To which I say, bravo. Because if not now, when? When else could this vitally important topic get as much attention as it will draw across a summer slate of international games?

“My first reaction was like, ‘Wow, now? Now?’ ” Julie Foudy said from an airport in California, where she was departing to cover the Special Olympics World Games in Abu Dhabi. One career ago, the ESPN commentator and newest podcast launcher (“Laughter Permitted,” available on all platforms) was a cornerstone of the US women’s national team, which she helped win two World Cup titles and one Olympic gold medal.

“Because it’s bold,” Foudy said. “It’s a lot of work, a lot of distraction, and having lived it, it’s constant.

“Now your employer, who you’ve sued, is the one you’re going to the World Cup with. They do everything for you, flights, everything. Not that they wouldn’t do it, but it’s a contentious battle.

“But my second reaction is how bold and brave. It would have been very easy to say, as we probably would have, ‘Let’s just wait, let’s wait three months, put the marker down after the World Cup and come out strong there.’ ”


Yet, in understanding their position as some of the best-known, most recognizable, and in many cases best-compensated female team athletes in the world, they want to use that status for female athletes everywhere. As much as they believe fiercely in the specific merits of their own case, looking for support from the USSF for everything from salaries to bonuses to facilities equivalent to the support provided the men’s national team, building this narrative around one of the two most prominent women’s tournaments of the year matters.

“We’re kind of a visible team — people watch us play and know our names,” Becky Sauerbrunn told ESPNW at the end of the recent SheBelieves Cup. “So I think it’s important that we kind of take that on, and we show that we are empowered women and that we will fight for things that we believe in, like pay equity.

“It’s a heavy responsibility, but it’s one that we gladly take on. And it’s something we’re going to keep trying to push and push and push until we feel that everything is equal. That’s far away from here, but that’s what we’re fighting toward.”
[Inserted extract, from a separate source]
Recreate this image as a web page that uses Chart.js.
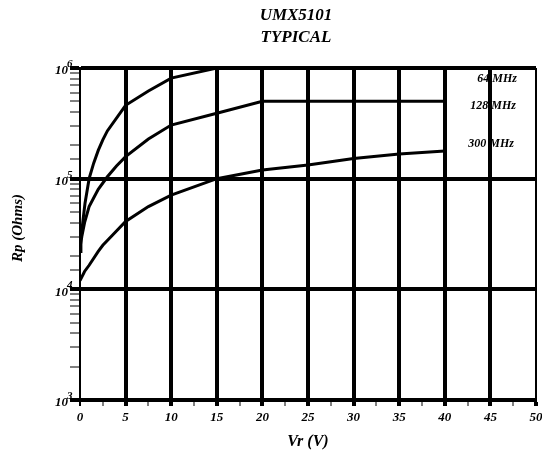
<!DOCTYPE html>
<html>
<head>
<meta charset="utf-8">
<script src="https://cdn.jsdelivr.net/npm/chart.js@4/dist/chart.umd.min.js"></script>
<style>
    body { margin: 0; background: #fff; }
    #wrap { width: 542px; height: 455px; position: relative; }
</style>
</head>
<body>
<div id="wrap"><canvas id="rpChart"></canvas></div>
<script>
// values
var vr64 = [0, 0.1, 0.3, 0.55, 1, 1.5, 2, 2.5, 3, 5, 7.5, 10, 15];
var rp64 = [22000, 28000, 40000, 60000, 100000, 138000, 180000, 224000, 270000, 460000, 620000, 810000, 1000000];

var vr128 = [0, 0.2, 0.5, 1, 2, 3, 4, 5, 7.5, 10, 15, 20, 40];
var rp128 = [24000, 30000, 40000, 56000, 80000, 104000, 130000, 158000, 228000, 305000, 390000, 500000, 500000];

var vr300 = [0, 0.5, 1, 2, 2.5, 3.5, 5, 7.5, 10, 15, 20, 25, 30, 35, 40];
var rp300 = [12000, 14500, 16500, 22000, 25000, 30500, 41000, 56000, 71000, 100000, 120000, 133000, 152000, 167000, 178000];

var seriesNames = ["64 MHz", "128 MHz", "300 MHz"];
var xTickLabels = [0, 5, 10, 15, 20, 25, 30, 35, 40, 45, 50];
var yExponents = [3, 4, 5, 6];

var FONT = '"Liberation Serif", "Times New Roman", serif';

function toPoints(xs, ys) {
    return xs.map(function (v, i) { return { x: v, y: ys[i] }; });
}

function isDecade(v) {
    var e = Math.log10(v);
    return Math.abs(e - Math.round(e)) < 1e-9;
}

function isMajorX(v) {
    return Math.abs(v / 5 - Math.round(v / 5)) < 1e-9;
}

// text under the grid: series labels
var labelsBelow = {
    id: "labelsBelow",
    beforeDraw: function (chart) {
        var ctx = chart.ctx;
        ctx.save();
        ctx.fillStyle = "#000";
        ctx.font = "bold italic 12px " + FONT;
        ctx.textAlign = "right";
        ctx.textBaseline = "middle";
        ctx.fillText(seriesNames[0], 517, 79);
        ctx.fillText(seriesNames[1], 516, 106);
        ctx.fillText(seriesNames[2], 514, 144);
        ctx.restore();
    }
};

// titles and tick labels
var textLayer = {
    id: "textLayer",
    afterDraw: function (chart) {
        var ctx = chart.ctx;
        var xs = chart.scales.x, ys = chart.scales.y;
        ctx.save();
        ctx.fillStyle = "#000";
        ctx.textBaseline = "middle";

        ctx.font = "bold italic 17px " + FONT;
        ctx.textAlign = "center";
        ctx.fillText("UMX5101", 296, 16);
        ctx.fillText("TYPICAL", 296, 38);

        ctx.font = "bold italic 16px " + FONT;
        ctx.fillText("Vr (V)", 308, 442);

        ctx.save();
        ctx.translate(18, 228);
        ctx.rotate(-Math.PI / 2);
        ctx.font = "bold italic 15px " + FONT;
        ctx.fillText("Rp (Ohms)", 0, 0);
        ctx.restore();

        ctx.font = "bold italic 13px " + FONT;
        xTickLabels.forEach(function (v) {
            ctx.fillText(String(v), xs.getPixelForValue(v), 418);
        });

        yExponents.forEach(function (e) {
            var py = ys.getPixelForValue(Math.pow(10, e));
            ctx.font = "bold italic 13px " + FONT;
            ctx.textAlign = "right";
            ctx.fillText("10", 68, py + 3);
            ctx.font = "bold italic 11px " + FONT;
            ctx.textAlign = "left";
            ctx.fillText(String(e), 67, py - 4);
        });
        ctx.restore();
    }
};

var lineStyle = {
    borderColor: "#000",
    borderWidth: 3,
    pointRadius: 0,
    fill: false,
    tension: 0
};

var ctx = document.getElementById("rpChart").getContext("2d");
var rpChart = new Chart(ctx, {
    type: "line",
    data: {
        datasets: [
            Object.assign({ label: seriesNames[0], data: toPoints(vr64, rp64) }, lineStyle),
            Object.assign({ label: seriesNames[1], data: toPoints(vr128, rp128) }, lineStyle),
            Object.assign({ label: seriesNames[2], data: toPoints(vr300, rp300) }, lineStyle)
        ]
    },
    options: {
        responsive: true,
        maintainAspectRatio: false,
        animation: false,
        layout: {
            padding: { left: 70, right: 6, top: 68, bottom: 49 }
        },
        plugins: {
            legend: { display: false },
            tooltip: { enabled: false }
        },
        scales: {
            x: {
                type: "linear",
                min: 0,
                max: 50,
                ticks: { display: false, stepSize: 2.5, autoSkip: false },
                border: { color: "#000", width: 4 },
                grid: {
                    color: "#000",
                    tickLength: 6,
                    lineWidth: function (c) {
                        var v = c.tick.value;
                        if (!isMajorX(v)) return 0;
                        return (v === 0 || v === 50) ? 2 : 4;
                    },
                    tickWidth: function (c) {
                        var v = c.tick.value;
                        if (!isMajorX(v)) return 1;
                        return v === 0 ? 2 : 4;
                    },
                    tickColor: "#000"
                }
            },
            y: {
                type: "logarithmic",
                min: 1000,
                max: 1000000,
                ticks: { display: false, autoSkip: false },
                border: { color: "#000", width: 2 },
                grid: {
                    color: "#000",
                    tickLength: 10,
                    lineWidth: function (c) {
                        return isDecade(c.tick.value) ? 4 : 0;
                    },
                    tickWidth: function (c) {
                        return isDecade(c.tick.value) ? 4 : 1;
                    },
                    tickColor: "#000"
                }
            }
        }
    },
    plugins: [labelsBelow, textLayer]
});
</script>
</body>
</html>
As to the merits of their case, there are some who will never see the women’s side, who fall immediately back on the notion that their male counterparts, and the men’s game in general, raises more revenue, and thus deserves more payout.

But why is that true? In part because so much more money and effort has been put into marketing the men’s game, into promoting the men’s game, and into broadcasting the men’s game. The fact that FIFA, the international governing body with an indisputable history of mismanagement and misogyny that influences US salary structure because of how it passes down revenue streams, sets ticket prices for women’s World Cup games lower than men’s is but one small indication of how that happens.


“I think what happened is that as a player you get to a point where — US Soccer has made some great strides, go back 20 years we were fighting publicly and viciously with them, they have made some great strides — but this team, what I like about them, is that it’s not enough to make a stride and not go the whole distance,” said Foudy.

“That’s where they ended up, where they said the [previous] EEOC complaint is going nowhere, it’s stagnating, we can either do nothing about it or we can press on and be precedent-setting not just for other female athletes in this country but globally.

“A lot of other soccer nations around the world have taken their cue from this women’s team. I think they take that responsibility to heart, knowing that they have a chance to do something that a lot of others haven’t.”

The message has been underscored in some notably important corners. A statement from the men’s national team’s players’ association, said it “fully supports the efforts of the US Women’s National Team Players to achieve equal pay. Specifically, we are committed to the concept of a revenue-sharing model to address the US Soccer Federation’s ‘market realities’ and find a way towards fair compensation.”


Tennis star Serena Williams, asked about it during a recent tournament in California, voiced support as well.

“I think at some point, in every sport, you have to have those pioneers, and maybe it’s the time for soccer,” she said. “I’m playing because someone else stood up, and so what they are doing right now is hopefully for the future of women’s soccer.”

The woman most famous for standing up for the likes of Williams, trail blazer Billie Jean King, took to Twitter to make her opinion known.

“Sports are a microcosm of society,” she wrote. “What is happening with the @USWNT is happening in the workplace. The time has come to give these athletes what they deserve: equality.”

No better time to have this discussion.